Cheese Channa Masala

A little bit of spice, and a whole lot of cheese makes this dish a house favourite!

ingredients

  • 250 gms Chole (Chickpeas)
  • 1 teabag or Amla (optional)
  • Salt to taste
  • 2 tbsp Oil
  • 3-4 Green Chillies, finely chopped
  • 2-3 Tomatoes pureed (or blanched/roughly chopped)
  • 1 inch Ginger, finely chopped
  • 2-3 tsp Green Coriander, finely chopped
  • 1 Onion, finely chopped
  • 1tsp Haldi (or Yellow powder)
  • 1 tsp Red chilly powder
  • 1/2 tsp Mango powder (Aamchur)
  • 1 tbsp Garam Masala
  • 2 tsp Dry Coriander Powder
  • 1 cup Grated Britannia Cheese Cubes
  • 2 to 3 tbsps Chana Masala Powder
  • 1 tbsp lemon juice
  • 1 tbsp sugar
  • Salt to taste

PROCEDURE

  • Soak Chole (Chickpeas) overnight.

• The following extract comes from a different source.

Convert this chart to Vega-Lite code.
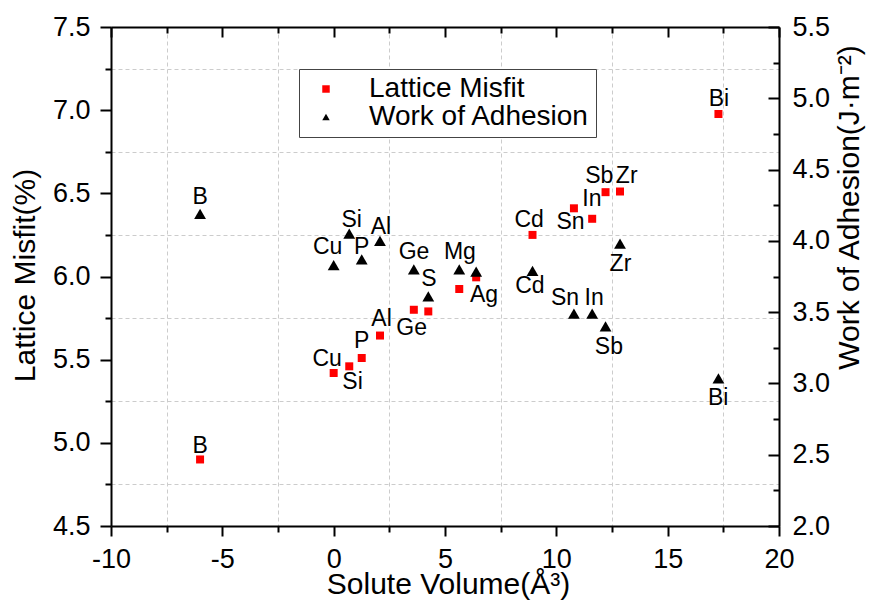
{
  "$schema": "https://vega.github.io/schema/vega-lite/v6.json",
  "width": 668,
  "height": 499,
  "autosize": {"type": "none"},
  "padding": {"left": 111, "top": 27, "right": 91, "bottom": 75},
  "background": "white",
  "config": {
    "view": {"stroke": null},
    "font": "Liberation Sans",
    "axis": {
      "domainColor": "black", "domainWidth": 2, "tickColor": "black", "tickWidth": 2,
      "labelColor": "black", "labelFont": "Liberation Sans", "labelFontSize": 27,
      "titleColor": "black", "titleFont": "Liberation Sans", "titleFontSize": 30, "titleFontWeight": "normal",
      "labelFlush": false, "labelOverlap": false, "labelBound": false,
      "gridColor": "#cccccc", "gridDash": [4, 3], "gridWidth": 1
    },
    "legend": {
      "orient": "none", "legendX": 188, "legendY": 42,
      "strokeColor": "#444444", "fillColor": "white",
      "padding": 6, "symbolOffset": 7, "labelOffset": 29, "rowPadding": -2,
      "labelFont": "Liberation Sans", "labelFontSize": 28, "labelColor": "black", "labelLimit": 500,
      "symbolSize": 56, "symbolStrokeWidth": 0
    }
  },
  "datasets": {
    "pts": [
      {"element": "B", "volume": -6.0, "misfit": 4.90, "wa": 4.19},
      {"element": "Cu", "volume": 0.0, "misfit": 5.42, "wa": 3.83},
      {"element": "Si", "volume": 0.7, "misfit": 5.46, "wa": 4.05},
      {"element": "P", "volume": 1.26, "misfit": 5.51, "wa": 3.87},
      {"element": "Al", "volume": 2.08, "misfit": 5.645, "wa": 4.0},
      {"element": "Ge", "volume": 3.6, "misfit": 5.80, "wa": 3.80},
      {"element": "S", "volume": 4.25, "misfit": 5.79, "wa": 3.61},
      {"element": "Mg", "volume": 5.64, "misfit": 5.925, "wa": 3.80},
      {"element": "Ag", "volume": 6.4, "misfit": 5.995, "wa": 3.785},
      {"element": "Cd", "volume": 8.93, "misfit": 6.25, "wa": 3.79},
      {"element": "Sn", "volume": 10.79, "misfit": 6.41, "wa": 3.49},
      {"element": "In", "volume": 11.61, "misfit": 6.347, "wa": 3.49},
      {"element": "Sb", "volume": 12.21, "misfit": 6.507, "wa": 3.40},
      {"element": "Zr", "volume": 12.86, "misfit": 6.511, "wa": 3.98},
      {"element": "Bi", "volume": 17.28, "misfit": 6.977, "wa": 3.036}
    ],
    "misfitLabels": [
      {"label": "B", "volume": -6.0, "misfit": 4.982},
      {"label": "Cu", "volume": -0.29, "misfit": 5.502},
      {"label": "Si", "volume": 0.85, "misfit": 5.366},
      {"label": "P", "volume": 1.26, "misfit": 5.612},
      {"label": "Al", "volume": 2.15, "misfit": 5.747},
      {"label": "Ge", "volume": 3.5, "misfit": 5.693},
      {"label": "Ag", "volume": 6.75, "misfit": 5.887},
      {"label": "Cd", "volume": 8.78, "misfit": 6.337},
      {"label": "Sn", "volume": 10.64, "misfit": 6.327},
      {"label": "In", "volume": 11.6, "misfit": 6.463},
      {"label": "Sb", "volume": 11.93, "misfit": 6.607},
      {"label": "Zr", "volume": 13.16, "misfit": 6.607},
      {"label": "Bi", "volume": 17.3, "misfit": 7.067}
    ],
    "waLabels": [
      {"label": "B", "volume": -6.0, "wa": 4.31},
      {"label": "Si", "volume": 0.81, "wa": 4.146},
      {"label": "Cu", "volume": -0.27, "wa": 3.955},
      {"label": "P", "volume": 1.26, "wa": 3.959},
      {"label": "Al", "volume": 2.12, "wa": 4.095},
      {"label": "Ge", "volume": 3.61, "wa": 3.924},
      {"label": "S", "volume": 4.28, "wa": 3.732},
      {"label": "Mg", "volume": 5.67, "wa": 3.924},
      {"label": "Cd", "volume": 8.81, "wa": 3.683},
      {"label": "Sn", "volume": 10.39, "wa": 3.597},
      {"label": "In", "volume": 11.7, "wa": 3.597},
      {"label": "Sb", "volume": 12.36, "wa": 3.258},
      {"label": "Zr", "volume": 12.88, "wa": 3.838},
      {"label": "Bi", "volume": 17.27, "wa": 2.898}
    ]
  },
  "layer": [
    {
      "data": {"name": "misfitLabels"},
      "mark": {"type": "text", "font": "Liberation Sans", "fontSize": 23, "color": "black", "baseline": "middle", "align": "center"},
      "encoding": {
        "x": {"field": "volume", "type": "quantitative",
          "scale": {"domain": [-10, 20], "nice": false, "zero": false},
          "axis": {"orient": "bottom", "values": [-7.5, -2.5, 2.5, 7.5, 12.5, 17.5], "labels": false, "domain": false, "tickSize": 6, "grid": true, "title": null}},
        "y": {"field": "misfit", "type": "quantitative",
          "scale": {"domain": [4.5, 7.5], "nice": false, "zero": false},
          "axis": {"orient": "left", "values": [4.75, 5.25, 5.75, 6.25, 6.75, 7.25], "labels": false, "domain": false, "tickSize": 6, "grid": true, "title": null}},
        "text": {"field": "label"}
      }
    },
    {
      "data": {"name": "waLabels"},
      "mark": {"type": "text", "font": "Liberation Sans", "fontSize": 23, "color": "black", "baseline": "middle", "align": "center"},
      "encoding": {
        "x": {"field": "volume", "type": "quantitative",
          "scale": {"domain": [-10, 20], "nice": false, "zero": false},
          "axis": {"orient": "top", "values": [-7.5, -2.5, 2.5, 7.5, 12.5, 17.5], "labels": false, "domain": false, "tickSize": -6, "grid": false, "title": null}},
        "y": {"field": "wa", "type": "quantitative",
          "scale": {"domain": [2, 5.5], "nice": false, "zero": false},
          "axis": {"orient": "right", "values": [2.25, 2.75, 3.25, 3.75, 4.25, 4.75, 5.25], "labels": false, "domain": false, "tickSize": -6, "grid": false, "title": null}},
        "text": {"field": "label"}
      }
    },
    {
      "data": {"name": "pts"},
      "mark": {"type": "point", "filled": true, "size": 64, "opacity": 1},
      "encoding": {
        "x": {"field": "volume", "type": "quantitative",
          "scale": {"domain": [-10, 20], "nice": false, "zero": false},
          "axis": {"orient": "bottom", "values": [-10, -5, 0, 5, 10, 15, 20], "tickSize": 10, "labelPadding": 10, "grid": false,
            "labelExpr": "datum.value < 0 ? '-' + abs(datum.value) : '' + datum.value",
            "title": "Solute Volume(Å³)", "titleX": 337, "titleY": 67, "titleBaseline": "alphabetic", "titleAlign": "center"}},
        "y": {"field": "misfit", "type": "quantitative",
          "scale": {"domain": [4.5, 7.5], "nice": false, "zero": false},
          "axis": {"orient": "left", "values": [4.5, 5, 5.5, 6, 6.5, 7, 7.5], "format": ".1f", "tickSize": 11, "labelPadding": 10, "grid": false,
            "title": "Lattice Misfit(%)", "titleAngle": 270, "titleX": -77, "titleY": 248, "titleBaseline": "alphabetic", "titleAlign": "center"}},
        "color": {"datum": "Lattice Misfit", "type": "nominal",
          "scale": {"domain": ["Lattice Misfit", "Work of Adhesion"], "range": ["#ff0000", "#000000"]},
          "legend": {"title": null}},
        "shape": {"datum": "Lattice Misfit", "type": "nominal",
          "scale": {"domain": ["Lattice Misfit", "Work of Adhesion"], "range": ["square", "triangle-up"]},
          "legend": {"title": null}}
      }
    },
    {
      "data": {"name": "pts"},
      "mark": {"type": "point", "filled": true, "size": 140, "opacity": 1},
      "encoding": {
        "x": {"field": "volume", "type": "quantitative",
          "scale": {"domain": [-10, 20], "nice": false, "zero": false},
          "axis": {"orient": "top", "values": [-10, -5, 0, 5, 10, 15, 20], "labels": false, "tickSize": -10, "grid": false, "title": null}},
        "y": {"field": "wa", "type": "quantitative",
          "scale": {"domain": [2, 5.5], "nice": false, "zero": false},
          "axis": {"orient": "right", "values": [2, 2.5, 3, 3.5, 4, 4.5, 5, 5.5], "format": ".1f", "tickSize": -11, "labelPadding": 24, "grid": false,
            "title": "Work of Adhesion(J·m⁻²)", "titleAngle": 270, "titleX": 79, "titleY": 180, "titleBaseline": "alphabetic", "titleAlign": "center"}},
        "color": {"datum": "Work of Adhesion", "type": "nominal"},
        "shape": {"datum": "Work of Adhesion", "type": "nominal"}
      }
    }
  ],
  "resolve": {"scale": {"x": "independent", "y": "independent"}}
}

In a pressure cooker add Chole, tea bag, salt and add lots of water and boil for 10 minutes in the pressure cooker. Be sure not to overcook it. If you overcook the chole, it might turn into a starchy paste. At this point the chole should break into two and not mash when pressed. Discard the teabag.
  • (You can also use Amla instead of the tea bag. It not only has more nutrients but it will help give the chole a darker, appetizing colour)
  • In a separate pan heat oil and add bay leaves, then onions and then fry till golden brown. Add Garam Masala, Haldi, green chillies, red chilly powder, coriander powder and tomatoe puree and cook till the oil separates. Add salt to taste and mix well.
  • Add this to the cooked chole then check the taste of salt and spices.
  • Add Amchur and Chana Masala Powder. This is added in the later stage to retain a stronger flavour.
  • Add a cup of water. Let the chole simmer on low flame for at least 2 hours. You can mash some of the chole by pressing it. Now add the Grated Britannia cheese which will help thicken the gravy. Add coriander if desired. Add water if required to maintain consistency
  • Garnish it with chopped coriander. Top with julienned ginger and a generous amount of grated cheese. Serve it with Roti, pickled onion and green chillies.

A little bit of spice, and a whole lot of cheese makes this dish a house favourite!